• _Objective_: In your copy, leave out the pictures and repeat the entries below exactly.

• _Information provided_:
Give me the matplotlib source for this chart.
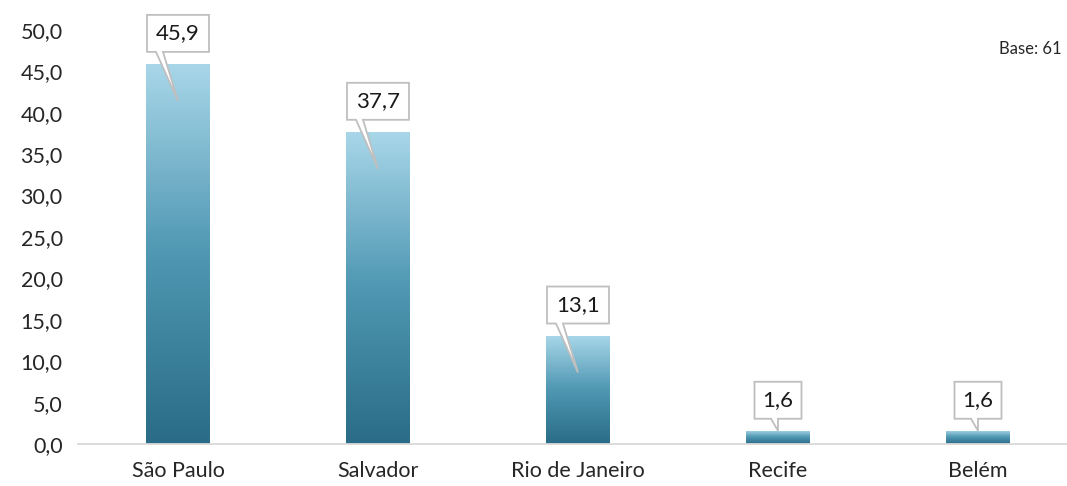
import numpy as np
import matplotlib.pyplot as plt
from matplotlib.patches import Polygon
from matplotlib.colors import LinearSegmentedColormap

cities = ['São Paulo', 'Salvador', 'Rio de Janeiro', 'Recife', 'Belém']
values = [45.9, 37.7, 13.1, 1.6, 1.6]
yticks = [0, 5, 10, 15, 20, 25, 30, 35, 40, 45, 50]

plt.rcParams['font.family'] = ['Lato', 'DejaVu Sans']

fig = plt.figure(figsize=(10.67, 4.86), dpi=100)
ax = fig.add_axes([0.0731, 0.0864, 0.9372, 0.852])
ax.set_xlim(-0.5, 4.5)
ax.set_ylim(0, 50)

x = np.arange(len(cities))
bars = ax.bar(x, values, width=0.32, color='none', edgecolor='none')

# vertical gradient fill, clipped to each bar
cmap = LinearSegmentedColormap.from_list('blu', ['#2a6c87', '#4f97b3', '#a9d7e9'])
grad = np.linspace(0, 1, 256).reshape(-1, 1)
for b in bars:
    x0, w, h = b.get_x(), b.get_width(), b.get_height()
    im = ax.imshow(grad, cmap=cmap, origin='lower', aspect='auto',
                   extent=[x0, x0 + w, 0, h], zorder=2)
    im.set_clip_path(b)
ax.set_xlim(-0.5, 4.5)
ax.set_ylim(0, 50)

ax.set_xticks(x)
ax.set_xticklabels(cities, fontsize=15.5, color='#262626')
ax.set_yticks(yticks)
ax.set_yticklabels([f'{v:.1f}'.replace('.', ',') for v in yticks], fontsize=15.5, color='#262626')
ax.tick_params(length=0)
ax.tick_params(axis='x', pad=12)
ax.tick_params(axis='y', pad=11)
for s in ['top', 'right', 'left']:
    ax.spines[s].set_visible(False)
ax.spines['bottom'].set_color('#d9d9d9')
ax.spines['bottom'].set_linewidth(1.3)

# callout labels (sizes in pixels)
inv = ax.transData.inverted()
for xi, v in zip(x, values):
    px, py = ax.transData.transform((xi, v))
    label = f'{v:.1f}'.replace('.', ',')
    bw = 62 if v >= 10 else 47
    bh = 37
    gap = 12
    tip_y = py - 37 if v > 10 else py
    cx = px
    by0 = py + gap
    tail_l = cx - 22 if v > 10 else cx - 7
    tail_r = cx - 15 if v > 10 else cx
    pts = [(cx - bw / 2, by0), (tail_l, by0), (px, tip_y), (tail_r, by0),
           (cx + bw / 2, by0), (cx + bw / 2, by0 + bh), (cx - bw / 2, by0 + bh)]
    pts = inv.transform(pts)
    ax.add_patch(Polygon(pts, closed=True, fc='white', ec='#bfbfbf', lw=1.3,
                         zorder=5, clip_on=False))
    tx, ty = inv.transform((cx, by0 + bh / 2))
    ax.text(tx, ty, label, ha='center', va='center', fontsize=16,
            color='#1a1a1a', zorder=6)

fig.text(0.995, 0.9, 'Base: 61', ha='right', va='center', fontsize=12, color='#262626')

fig.savefig('out.png', dpi=100)
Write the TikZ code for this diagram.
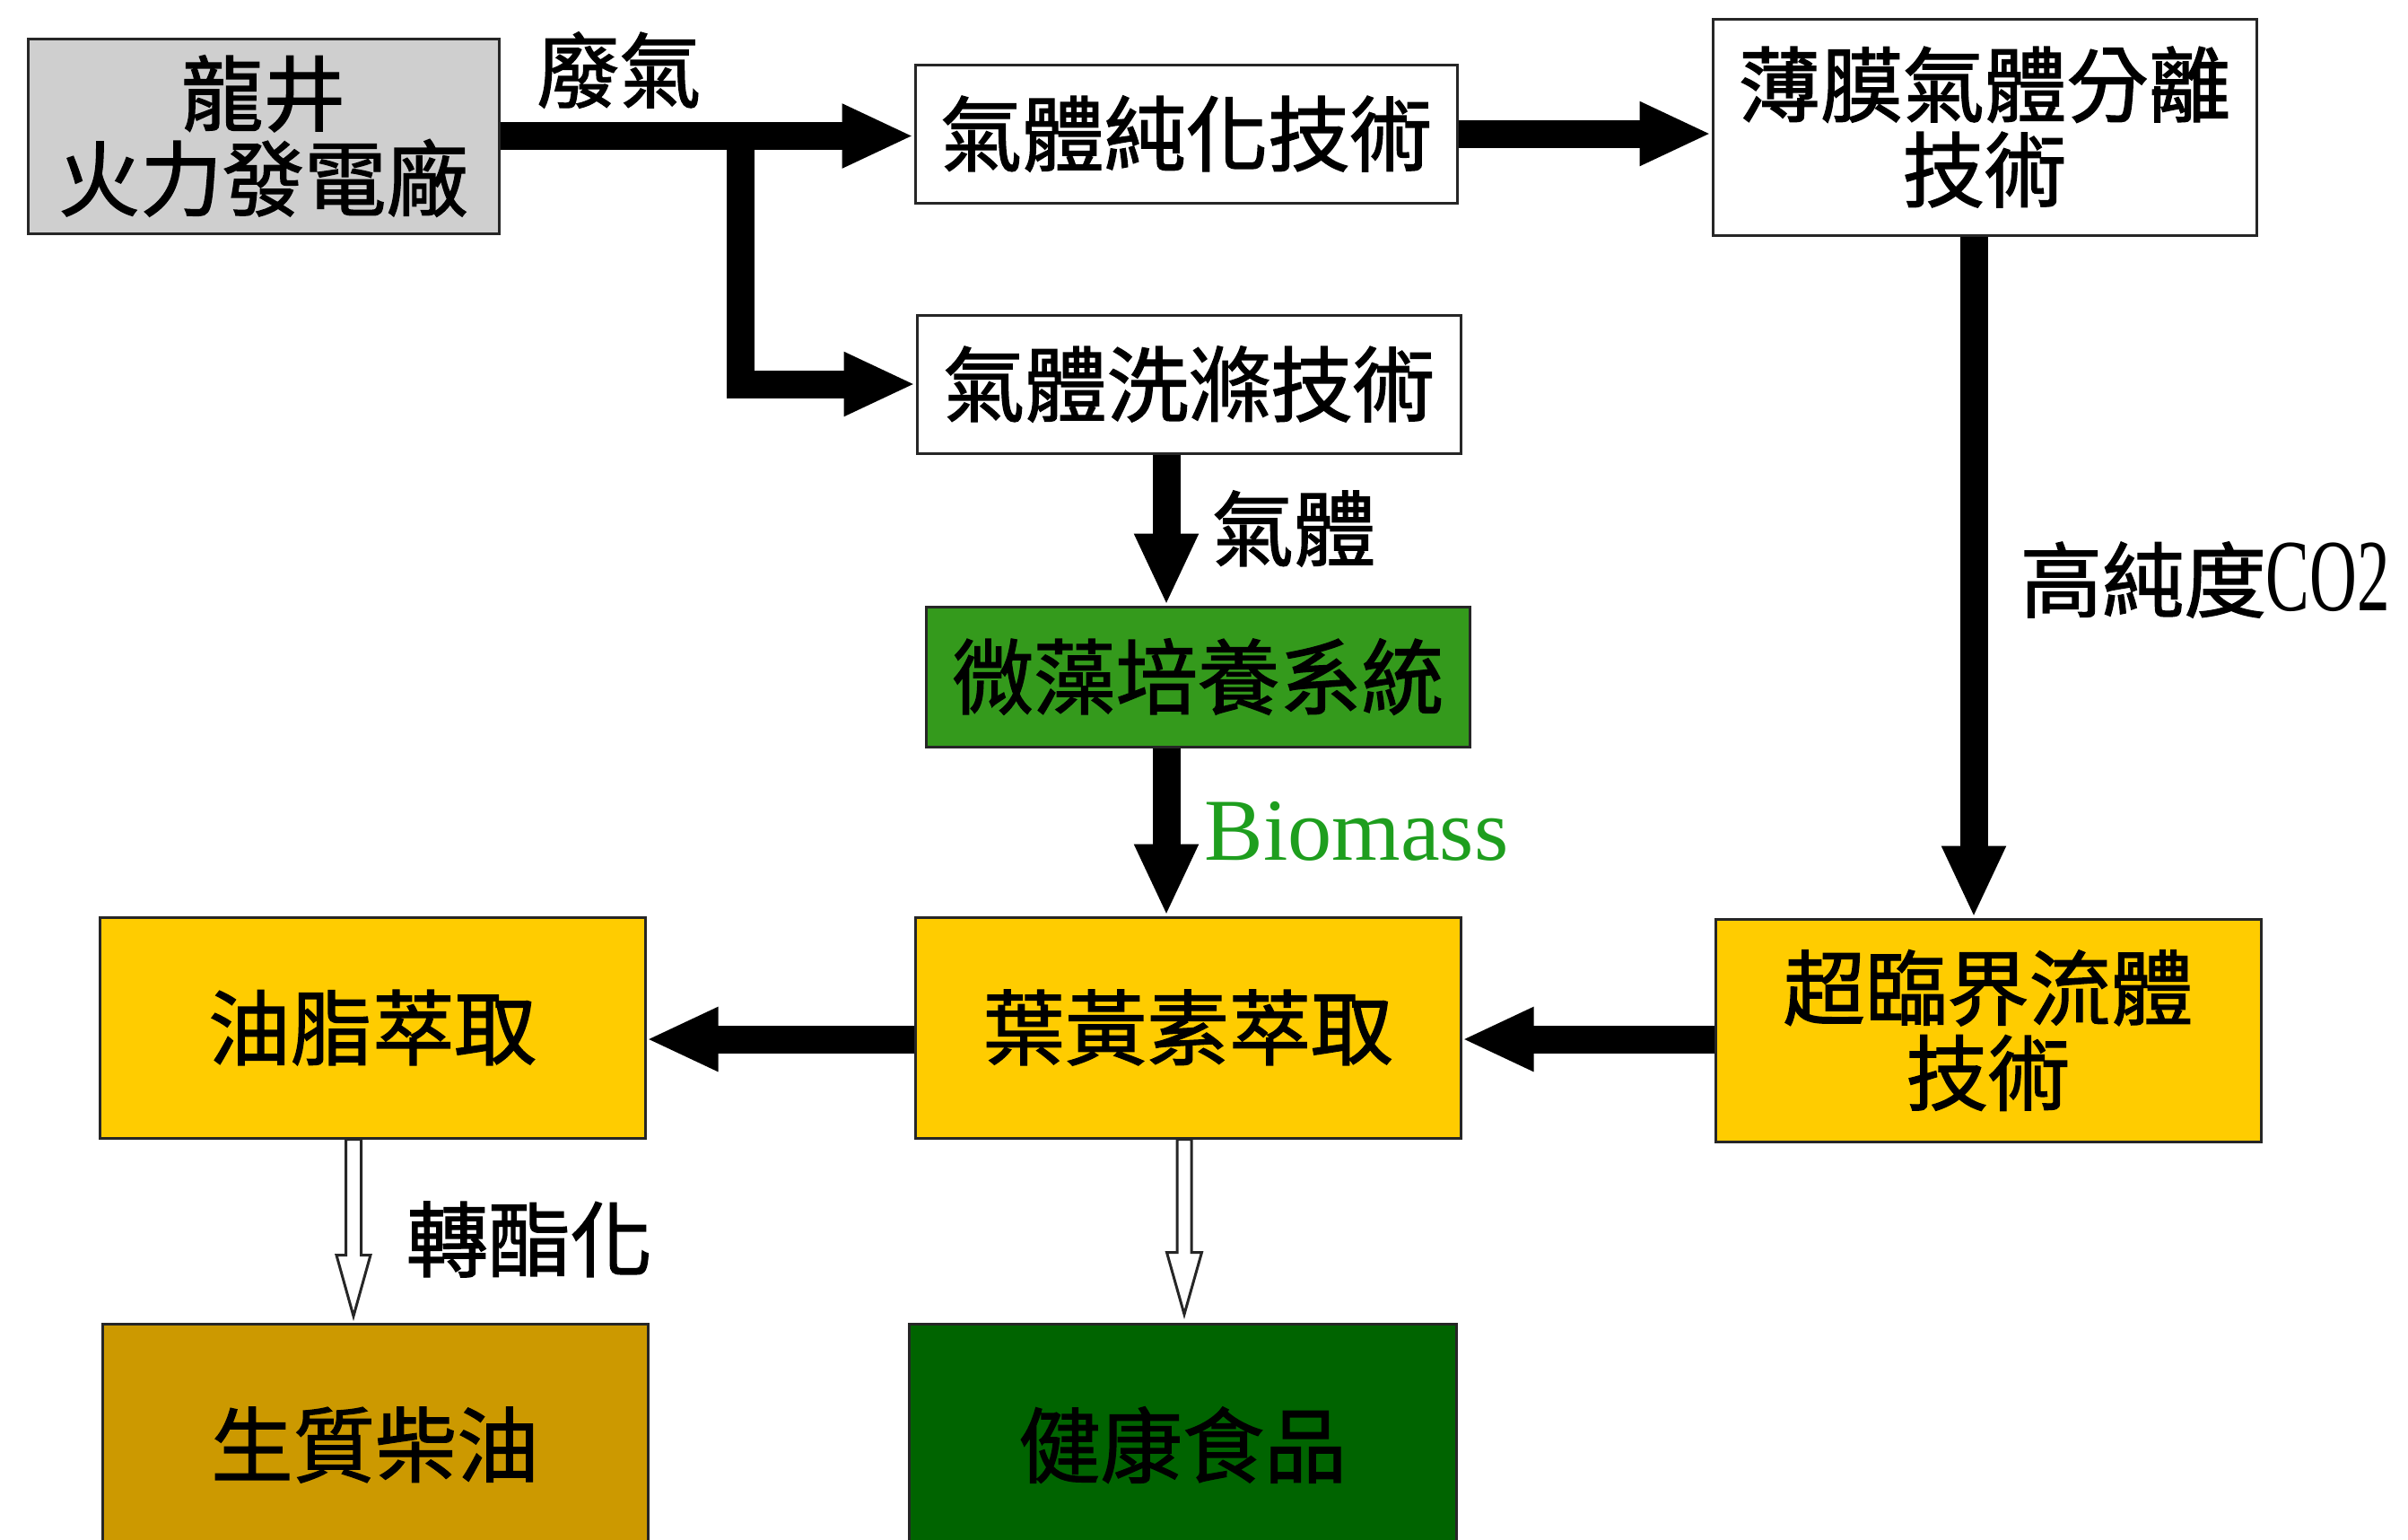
\documentclass[tikz,border=0pt]{standalone}
\usepackage{graphicx}
\usepackage{fontspec}
\setmainfont{Liberation Serif}
\newfontfamily\cjk{Noto Sans CJK TC}[FakeBold=1.5]
\usetikzlibrary{arrows.meta,calc}
\definecolor{boxgray}{HTML}{CFCFCF}
\definecolor{boxyellow}{HTML}{FFCC00}
\definecolor{algaegreen}{HTML}{349A1C}
\definecolor{darkgreen}{HTML}{006400}
\definecolor{goldbox}{HTML}{CC9900}
\definecolor{biogreen}{HTML}{1E9E1E}
\begin{document}
\begin{tikzpicture}[x=0.1mm,y=-0.1mm,
  box/.style={draw=black!85, line width=0.3mm, inner sep=0pt, align=center,
    font=\cjk\fontsize{26}{27}\selectfont},
  bigarrow/.style={line width=3.1mm, -{Triangle[length=8mm,width=6.6mm]}},
  hollow/.style={draw=black!85, line width=0.3mm, fill=white, line join=miter},
  lbl/.style={font=\cjk\fontsize{26}{27}\selectfont, inner sep=0pt}]
\fill[white] (0,0) rectangle (2684,1715);
\useasboundingbox (0,0) rectangle (2684,1715);

% boxes
\node[box, fill=boxgray, minimum width=52.5mm, minimum height=21.7mm] (plant) at (293.5,151.5) {龍井\\火力發電廠};
\node[box, fill=white, minimum width=60.4mm, minimum height=15.4mm] (pur) at (1322,149) {氣體純化技術};
\node[box, fill=white, minimum width=60.6mm, minimum height=24.1mm] (mem) at (2212,141.5) {薄膜氣體分離\\技術};
\node[box, fill=white, minimum width=60.6mm, minimum height=15.4mm] (wash) at (1325,428) {氣體洗滌技術};
\node[box, fill=algaegreen, minimum width=60.6mm, minimum height=15.6mm] (algae) at (1335,754) {微藻培養系統};
\node[box, fill=boxyellow, minimum width=60.8mm, minimum height=24.6mm] (oil) at (415,1145) {油脂萃取};
\node[box, fill=boxyellow, minimum width=60.8mm, minimum height=24.6mm] (lut) at (1324,1145) {葉黃素萃取};
\node[box, fill=boxyellow, minimum width=60.8mm, minimum height=24.8mm] (sc) at (2216,1148) {超臨界流體\\技術};
\node[box, fill=goldbox, minimum width=60.8mm, minimum height=27mm] (bio) at (418,1610) {生質柴油};
\node[box, fill=darkgreen, minimum width=61mm, minimum height=27mm] (food) at (1318,1610) {健康食品};

% labels
\node[lbl] (waste) at (690,78) {廢氣};
\node[lbl] (gas) at (1442,589) {氣體};
\node[lbl, anchor=west] (hp) at (2251,646) {高純度{\rmfamily\scalebox{0.8}[1.25]{CO2}}};
\node[font=\fontsize{28}{30}\selectfont, text=biogreen, inner sep=0pt] (biom) at (1512,926) {Biomass};
\node[lbl] (trans) at (590,1381) {轉酯化};

% thick arrows
\coordinate (brx) at (825,0);
\coordinate (xa) at (2200,0);
\coordinate (xb) at (1300,0);
\coordinate (yc) at (0,1158);
\draw[bigarrow] (plant.east) -- (plant.east -| pur.west);
\draw[bigarrow, line join=miter] (plant.east -| brx) |- (wash.west);
\draw[bigarrow] (pur.east) -- (pur.east -| mem.west);
\draw[bigarrow] (mem.south -| xa) -- (sc.north -| xa);
\draw[bigarrow] (wash.south -| xb) -- (algae.north -| xb);
\draw[bigarrow] (algae.south -| xb) -- (lut.north -| xb);
\draw[bigarrow] (sc.west |- yc) -- (lut.east |- yc);
\draw[bigarrow] (lut.west |- yc) -- (oil.east |- yc);

% hollow arrows
\coordinate (xh1) at (394,0);
\coordinate (xh2) at (1320,0);
\draw[hollow] (oil.south -| xh1) ++(-8.5,0) -- ++(0,129) -- ++(-10.5,0) -- ++(19,68) -- ++(19,-68) -- ++(-10.5,0) -- ++(0,-129) -- cycle;
\draw[hollow] (lut.south -| xh2) ++(-8,0) -- ++(0,126) -- ++(-11.5,0) -- ++(19.5,69) -- ++(19.5,-69) -- ++(-11.5,0) -- ++(0,-126) -- cycle;
\end{tikzpicture}
\end{document}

• _Written answer_:
Give me the matplotlib source for this chart.
import numpy as np
import matplotlib.pyplot as plt
from matplotlib.patches import Polygon
from matplotlib.colors import LinearSegmentedColormap

cities = ['São Paulo', 'Salvador', 'Rio de Janeiro', 'Recife', 'Belém']
values = [45.9, 37.7, 13.1, 1.6, 1.6]
yticks = [0, 5, 10, 15, 20, 25, 30, 35, 40, 45, 50]

plt.rcParams['font.family'] = ['Lato', 'DejaVu Sans']

fig = plt.figure(figsize=(10.67, 4.86), dpi=100)
ax = fig.add_axes([0.0731, 0.0864, 0.9372, 0.852])
ax.set_xlim(-0.5, 4.5)
ax.set_ylim(0, 50)

x = np.arange(len(cities))
bars = ax.bar(x, values, width=0.32, color='none', edgecolor='none')

# vertical gradient fill, clipped to each bar
cmap = LinearSegmentedColormap.from_list('blu', ['#2a6c87', '#4f97b3', '#a9d7e9'])
grad = np.linspace(0, 1, 256).reshape(-1, 1)
for b in bars:
    x0, w, h = b.get_x(), b.get_width(), b.get_height()
    im = ax.imshow(grad, cmap=cmap, origin='lower', aspect='auto',
                   extent=[x0, x0 + w, 0, h], zorder=2)
    im.set_clip_path(b)
ax.set_xlim(-0.5, 4.5)
ax.set_ylim(0, 50)

ax.set_xticks(x)
ax.set_xticklabels(cities, fontsize=15.5, color='#262626')
ax.set_yticks(yticks)
ax.set_yticklabels([f'{v:.1f}'.replace('.', ',') for v in yticks], fontsize=15.5, color='#262626')
ax.tick_params(length=0)
ax.tick_params(axis='x', pad=12)
ax.tick_params(axis='y', pad=11)
for s in ['top', 'right', 'left']:
    ax.spines[s].set_visible(False)
ax.spines['bottom'].set_color('#d9d9d9')
ax.spines['bottom'].set_linewidth(1.3)

# callout labels (sizes in pixels)
inv = ax.transData.inverted()
for xi, v in zip(x, values):
    px, py = ax.transData.transform((xi, v))
    label = f'{v:.1f}'.replace('.', ',')
    bw = 62 if v >= 10 else 47
    bh = 37
    gap = 12
    tip_y = py - 37 if v > 10 else py
    cx = px
    by0 = py + gap
    tail_l = cx - 22 if v > 10 else cx - 7
    tail_r = cx - 15 if v > 10 else cx
    pts = [(cx - bw / 2, by0), (tail_l, by0), (px, tip_y), (tail_r, by0),
           (cx + bw / 2, by0), (cx + bw / 2, by0 + bh), (cx - bw / 2, by0 + bh)]
    pts = inv.transform(pts)
    ax.add_patch(Polygon(pts, closed=True, fc='white', ec='#bfbfbf', lw=1.3,
                         zorder=5, clip_on=False))
    tx, ty = inv.transform((cx, by0 + bh / 2))
    ax.text(tx, ty, label, ha='center', va='center', fontsize=16,
            color='#1a1a1a', zorder=6)

fig.text(0.995, 0.9, 'Base: 61', ha='right', va='center', fontsize=12, color='#262626')

fig.savefig('out.png', dpi=100)
Write the TikZ code for this diagram.
\documentclass[tikz,border=0pt]{standalone}
\usepackage{graphicx}
\usepackage{fontspec}
\setmainfont{Liberation Serif}
\newfontfamily\cjk{Noto Sans CJK TC}[FakeBold=1.5]
\usetikzlibrary{arrows.meta,calc}
\definecolor{boxgray}{HTML}{CFCFCF}
\definecolor{boxyellow}{HTML}{FFCC00}
\definecolor{algaegreen}{HTML}{349A1C}
\definecolor{darkgreen}{HTML}{006400}
\definecolor{goldbox}{HTML}{CC9900}
\definecolor{biogreen}{HTML}{1E9E1E}
\begin{document}
\begin{tikzpicture}[x=0.1mm,y=-0.1mm,
  box/.style={draw=black!85, line width=0.3mm, inner sep=0pt, align=center,
    font=\cjk\fontsize{26}{27}\selectfont},
  bigarrow/.style={line width=3.1mm, -{Triangle[length=8mm,width=6.6mm]}},
  hollow/.style={draw=black!85, line width=0.3mm, fill=white, line join=miter},
  lbl/.style={font=\cjk\fontsize{26}{27}\selectfont, inner sep=0pt}]
\fill[white] (0,0) rectangle (2684,1715);
\useasboundingbox (0,0) rectangle (2684,1715);

% boxes
\node[box, fill=boxgray, minimum width=52.5mm, minimum height=21.7mm] (plant) at (293.5,151.5) {龍井\\火力發電廠};
\node[box, fill=white, minimum width=60.4mm, minimum height=15.4mm] (pur) at (1322,149) {氣體純化技術};
\node[box, fill=white, minimum width=60.6mm, minimum height=24.1mm] (mem) at (2212,141.5) {薄膜氣體分離\\技術};
\node[box, fill=white, minimum width=60.6mm, minimum height=15.4mm] (wash) at (1325,428) {氣體洗滌技術};
\node[box, fill=algaegreen, minimum width=60.6mm, minimum height=15.6mm] (algae) at (1335,754) {微藻培養系統};
\node[box, fill=boxyellow, minimum width=60.8mm, minimum height=24.6mm] (oil) at (415,1145) {油脂萃取};
\node[box, fill=boxyellow, minimum width=60.8mm, minimum height=24.6mm] (lut) at (1324,1145) {葉黃素萃取};
\node[box, fill=boxyellow, minimum width=60.8mm, minimum height=24.8mm] (sc) at (2216,1148) {超臨界流體\\技術};
\node[box, fill=goldbox, minimum width=60.8mm, minimum height=27mm] (bio) at (418,1610) {生質柴油};
\node[box, fill=darkgreen, minimum width=61mm, minimum height=27mm] (food) at (1318,1610) {健康食品};

% labels
\node[lbl] (waste) at (690,78) {廢氣};
\node[lbl] (gas) at (1442,589) {氣體};
\node[lbl, anchor=west] (hp) at (2251,646) {高純度{\rmfamily\scalebox{0.8}[1.25]{CO2}}};
\node[font=\fontsize{28}{30}\selectfont, text=biogreen, inner sep=0pt] (biom) at (1512,926) {Biomass};
\node[lbl] (trans) at (590,1381) {轉酯化};

% thick arrows
\coordinate (brx) at (825,0);
\coordinate (xa) at (2200,0);
\coordinate (xb) at (1300,0);
\coordinate (yc) at (0,1158);
\draw[bigarrow] (plant.east) -- (plant.east -| pur.west);
\draw[bigarrow, line join=miter] (plant.east -| brx) |- (wash.west);
\draw[bigarrow] (pur.east) -- (pur.east -| mem.west);
\draw[bigarrow] (mem.south -| xa) -- (sc.north -| xa);
\draw[bigarrow] (wash.south -| xb) -- (algae.north -| xb);
\draw[bigarrow] (algae.south -| xb) -- (lut.north -| xb);
\draw[bigarrow] (sc.west |- yc) -- (lut.east |- yc);
\draw[bigarrow] (lut.west |- yc) -- (oil.east |- yc);

% hollow arrows
\coordinate (xh1) at (394,0);
\coordinate (xh2) at (1320,0);
\draw[hollow] (oil.south -| xh1) ++(-8.5,0) -- ++(0,129) -- ++(-10.5,0) -- ++(19,68) -- ++(19,-68) -- ++(-10.5,0) -- ++(0,-129) -- cycle;
\draw[hollow] (lut.south -| xh2) ++(-8,0) -- ++(0,126) -- ++(-11.5,0) -- ++(19.5,69) -- ++(19.5,-69) -- ++(-11.5,0) -- ++(0,-126) -- cycle;
\end{tikzpicture}
\end{document}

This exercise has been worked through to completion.